Aos 42 anos, ele tem 30 anos de carreira. Começou estudar músicas aos sete anos, aos 12 foi para os Estados Unidos, estudou na Bayard Rustin High School for the Humanities e fez música na Manhattan School of Music, em Nova Iorque, morou na casa de Naná Vasconcelos, amigo de J.Michiles, e conviveu com músicos renomados que frequentavam a casa do percussionista: “Fiquei em Nova Nova Iorque de 1993 a 94. Na escola de música, a galera pirava quando tocava frevo, que eles desconheciam totalmente. Música brasileira, para eles, era o samba, a bossa nova. Cheguei a fazer um arranjo para Cyro Batista (que tocava na época com Naná Vasconcelos), que foi tocado por Wynton Marsalis com uma orquestra.
Spok foi quem abriu a janela para o frevo no exterior, vieram outros, espero que venham muitos mais, a gente tem que divulgar nossa música e acabar para sempre esta história de que Pernambuco é terra de caranguejos, todos puxando o outro”. Músico fixo na banda de Geraldo Azevedo, Cesar Michiles mostrou sua versatilidade tocando com nomes dos mais diferentes nichos, do guitarrista Toninho Horta a Zé Ramalho, Chico César, o saxofonista de jazz Phill Woods e, claro, Naná Vasconcelos, com quem gravou no álbum Sinfonias e Batuques. Atualmente, ele circula pelo País com o Grande Encontro (Alceu Valença, Elba Ramalho e Geraldo Azevedo).
Mas, até então, com hiatos para dois discos solo e participações vitoriosas em festivais, Cesar Michiles mantinha-se como o coadjuvante de luxo. A Transversal Frevo Orquestra é o seu grande passo como músico. À frente de 19 instrumentistas Michiles montou uma orquestra em que, pela primeira vez, flautas ocupam o destaque entre os naipes, além de uma formação instrumental diferente, com teclado, guitarra, quatro trompetes, quatro trombones, contrabaixo de pau, bateria e percussão:
“Até agora a flauta vinha sendo usada quase sempre para tocar frevo em banda de pau e corda. A formação dos flautistas no conservatório é de música erudita. Através de Sergio Campelo, do SaGrama, que é do conservatório, que consegui os flautistas, e todos toparam de cara. A flauta é vista como um instrumento suave, mas a forma como toco é bem agressiva”, explica César Michiles.

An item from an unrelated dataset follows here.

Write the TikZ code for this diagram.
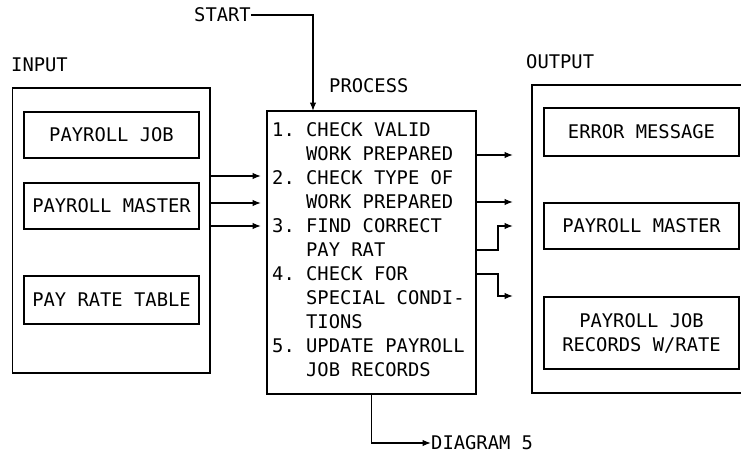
\documentclass[tikz,border=0pt]{standalone}
\usepackage{fontspec}
\setmainfont{DejaVu Sans Mono}
\usetikzlibrary{arrows.meta}
\frenchspacing
\newcommand\hng{\phantom{000}}
\begin{document}
\begin{tikzpicture}[x=1pt,y=-1pt,
  every node/.style={font=\fontsize{18.8}{24}\selectfont},
  frame/.style={draw,line width=1.4pt,inner sep=0pt,minimum width=#1},
  lbl/.style={anchor=west,inner sep=0pt},
  arr/.style={line width=1.3pt,-{Latex[length=8.5pt,width=6.5pt]}}]
\clip (0,0) rectangle (741,455);
\fill[white] (0,0) rectangle (741,455);

% input side
\node[lbl] (inlbl) at (11,65) {INPUT};
\node[frame=197.5pt,minimum height=285pt] (inbox) at (111.25,230.5) {};
\node[frame=175pt,minimum height=46pt] (job) at (111.5,135) {PAYROLL JOB};
\node[frame=175pt,minimum height=46pt] (pm) at (111.5,206) {PAYROLL MASTER};
\node[frame=175pt,minimum height=48pt] (prt) at (111.5,300) {PAY RATE TABLE};

% process
\node[lbl] (proclbl) at (329,86) {PROCESS};
\node[frame=209pt,minimum height=283pt] (proc) at (371.5,252.5) {};
\node[anchor=north west,align=left,inner sep=0pt] (steps) at (272,122) {%
1. CHECK VALID\\
\hng WORK PREPARED\\
2. CHECK TYPE OF\\
\hng WORK PREPARED\\
3. FIND CORRECT\\
\hng PAY RAT\\
4. CHECK FOR\\
\hng SPECIAL CONDI-\\
\hng TIONS\\
5. UPDATE PAYROLL\\
\hng JOB RECORDS};

% output side
\node[lbl] (outlbl) at (526,62) {OUTPUT};
\node[frame=228pt,minimum height=308pt] (outbox) at (646,239) {};
\node[frame=195pt,minimum height=48pt] (err) at (641.5,132) {ERROR MESSAGE};
\node[frame=195pt,minimum height=46pt] (opm) at (641.5,226) {PAYROLL MASTER};
\node[frame=195pt,minimum height=72pt,align=center] (rec) at (641.5,333) {PAYROLL JOB\\RECORDS W/RATE};

% start and exit
\node[lbl] (start) at (194,15) {START};
\node[lbl] (diag) at (431,443) {DIAGRAM 5};
\coordinate (pin) at (313,111);
\coordinate (itip) at (261,0);
\coordinate (otip) at (513,0);
\coordinate (obend) at (498,0);

\draw[arr] (start.east) -| (pin);
\draw[arr] (proc.south) |- (diag.west);

% inputs into the process
\draw[arr] (inbox.east |- 0,176) -- (itip |- 0,176);
\draw[arr] (inbox.east |- 0,203) -- (itip |- 0,203);
\draw[arr] (inbox.east |- 0,226) -- (itip |- 0,226);

% process results
\draw[arr] (proc.east |- 0,155) -- (otip |- 0,155);
\draw[arr] (proc.east |- 0,202) -- (otip |- 0,202);
\draw[arr] (proc.east |- 0,250) -| (obend |- 0,226) -- (otip |- 0,226);
\draw[arr] (proc.east |- 0,274) -| (obend |- 0,296) -- (otip |- 0,296);
\end{tikzpicture}
\end{document}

O repertório da TFO é quase inteiramente autoral. Uma das poucas exceções é o frevo de bloco Recife Manhã de Sol, com que J. Michiles venceu o festival Uma Canção para o Recife, em 1966: “A gente já começou a gravar o disco, que terá doze músicas, de nomes como Bráulio Araújo, que é um senhor baixista, de Romero Medeiros, que também faz arranjos. A orquestra tem espaço para os músicos improvisarem e para suas composições. A gente está no processo dos ensaios, para a primeira apresentação que está marcada para dezembro”.
FREVERIBE
O frevo vem sendo mexido como nunca foi antes. Ao mesmo tempo em que Cesar Michiles incrementa o gênero com flautas, o trio Freveribe junta guitarra, com violoncelos acústico e elétrico, bateria e percussão, adubando o frevo com experimentações. O grupo é formado por Adriano Coelho (bateria e percussão), Eduardo Visconti (guitarra), e Pedro Huff (violoncelo).
O Freveribe está circulando, desde 31 de outubro, por Pernambuco (começaram por Belo Jardim), apresentando concerto com o repertório do disco de estreia (viabilizado por um edital do Funcultura). O álbum tem seis faixas e o conceito do grupo e sua música é explicado por Eduardo Visconti:
“ “ A palavra Freveribe foi inventada por nós. Uma mistura da ideia de ferver com a terminação ibe (ype), da língua tupi, que significa água ou rio. A ideia é trazer movimento e pulsão à música instrumental através da vitalidade dos ritmos pernambucanos”. Mas o grupo não é específico de frevo, e sim de música pernambucana, pontuada por muita liberdade na execução.